Enhanced efficiency and stability of inverted perovskite solar cells by carbon dots cathode interlayer via solution process

Abstract

Abstract Interfacial engineering has been widely recognized as among the most effective approaches to deriving high performance perovskite solar cells (PSCs). [6,6]-phenyl-C61-butyric acid methyl ester (PC61BM) and silver (Ag) were extensively used as the electron transport material and cathode material in the inverted device. However, the energy level mismatch between PC61BM and Ag cathode has a possibility to severely affect the electron extraction and transportation.
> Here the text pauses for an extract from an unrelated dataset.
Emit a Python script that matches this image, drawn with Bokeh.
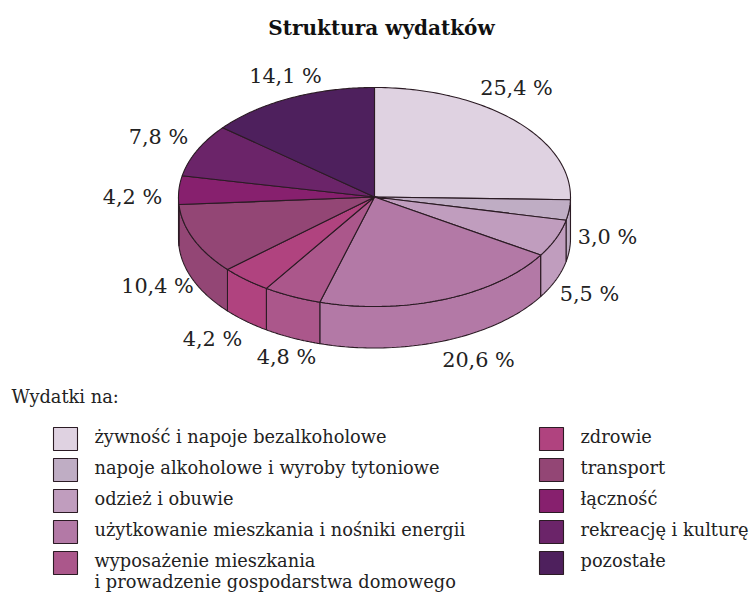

Hereby, only alcohol-soluble carbon dots (CDs) were synthesized and applied as a cathode interlayer (CIL) through a simple solution-process to make alteration to the interface between PC61BM and Ag in inverted PSCs, the PC61BM/CDs layer was generated with low trap-state density, high electrical conductivity, high electron mobility and appropriate energy level. Finally, the inverted device with the CDs CIL exhibited a power conversion efficiency (PCE) of 17.34% with the steady-state output PCE reaching 16.96%. The stability of devices was also enhanced due to the hydrophobicity of the CDs cathode interlayer. The efficiency of inverted PSCs with PC61BM/CDs layer remained 70% of the initial PCE under dry condition after 40 days versus only 20% of the initial PCE for the PCBM ETL without CDs.